Each line from the top of the listing through the one holding "const yTicks = [100, 120, 140, 160, 180, 200, 220];" should be restated word for word, with nothing added and no pictures.

══════════

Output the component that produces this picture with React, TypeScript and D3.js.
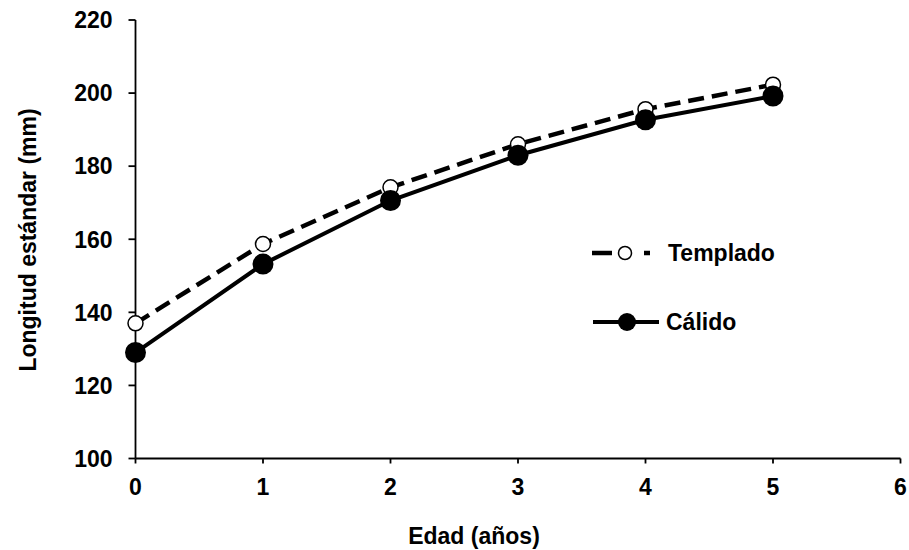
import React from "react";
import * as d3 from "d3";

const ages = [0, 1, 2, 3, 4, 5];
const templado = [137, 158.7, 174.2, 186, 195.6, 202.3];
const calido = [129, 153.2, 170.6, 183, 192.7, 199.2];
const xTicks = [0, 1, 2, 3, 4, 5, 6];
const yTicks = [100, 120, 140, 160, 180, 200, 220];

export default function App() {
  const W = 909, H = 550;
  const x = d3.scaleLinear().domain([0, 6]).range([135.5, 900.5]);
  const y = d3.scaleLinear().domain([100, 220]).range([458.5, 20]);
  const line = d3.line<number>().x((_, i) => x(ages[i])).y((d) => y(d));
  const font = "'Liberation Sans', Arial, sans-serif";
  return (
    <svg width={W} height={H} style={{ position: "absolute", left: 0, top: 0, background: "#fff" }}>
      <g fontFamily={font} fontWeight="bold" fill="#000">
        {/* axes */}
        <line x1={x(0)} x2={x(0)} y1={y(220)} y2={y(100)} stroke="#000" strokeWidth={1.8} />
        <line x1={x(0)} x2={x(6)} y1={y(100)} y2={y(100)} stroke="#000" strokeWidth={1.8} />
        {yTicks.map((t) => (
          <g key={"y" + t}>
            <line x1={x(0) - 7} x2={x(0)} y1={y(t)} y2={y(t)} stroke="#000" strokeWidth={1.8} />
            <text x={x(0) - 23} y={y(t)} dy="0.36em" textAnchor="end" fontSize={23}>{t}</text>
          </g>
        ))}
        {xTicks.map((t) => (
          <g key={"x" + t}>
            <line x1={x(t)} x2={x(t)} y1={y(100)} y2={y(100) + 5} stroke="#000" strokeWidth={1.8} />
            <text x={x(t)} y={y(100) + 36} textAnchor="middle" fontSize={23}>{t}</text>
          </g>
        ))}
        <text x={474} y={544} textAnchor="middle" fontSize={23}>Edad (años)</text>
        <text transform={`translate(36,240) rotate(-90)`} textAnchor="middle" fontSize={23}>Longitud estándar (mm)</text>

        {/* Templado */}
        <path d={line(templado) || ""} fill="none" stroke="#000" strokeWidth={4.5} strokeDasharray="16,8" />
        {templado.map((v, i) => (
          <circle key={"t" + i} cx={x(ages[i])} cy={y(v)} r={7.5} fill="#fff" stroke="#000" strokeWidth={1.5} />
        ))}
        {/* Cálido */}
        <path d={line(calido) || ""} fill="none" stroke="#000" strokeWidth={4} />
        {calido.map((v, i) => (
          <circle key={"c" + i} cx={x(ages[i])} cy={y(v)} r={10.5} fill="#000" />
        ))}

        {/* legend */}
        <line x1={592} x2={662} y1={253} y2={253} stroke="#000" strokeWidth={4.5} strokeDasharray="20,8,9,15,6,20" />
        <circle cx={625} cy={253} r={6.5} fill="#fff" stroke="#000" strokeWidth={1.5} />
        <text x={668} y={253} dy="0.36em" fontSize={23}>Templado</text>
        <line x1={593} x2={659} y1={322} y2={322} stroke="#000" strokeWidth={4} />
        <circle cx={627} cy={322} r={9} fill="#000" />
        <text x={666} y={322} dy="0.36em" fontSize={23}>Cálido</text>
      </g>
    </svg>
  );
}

══════════

EXERCISE RESPONSE:
Output the component that produces this picture with React, TypeScript and D3.js.
import React from "react";
import * as d3 from "d3";

const ages = [0, 1, 2, 3, 4, 5];
const templado = [137, 158.7, 174.2, 186, 195.6, 202.3];
const calido = [129, 153.2, 170.6, 183, 192.7, 199.2];
const xTicks = [0, 1, 2, 3, 4, 5, 6];
const yTicks = [100, 120, 140, 160, 180, 200, 220];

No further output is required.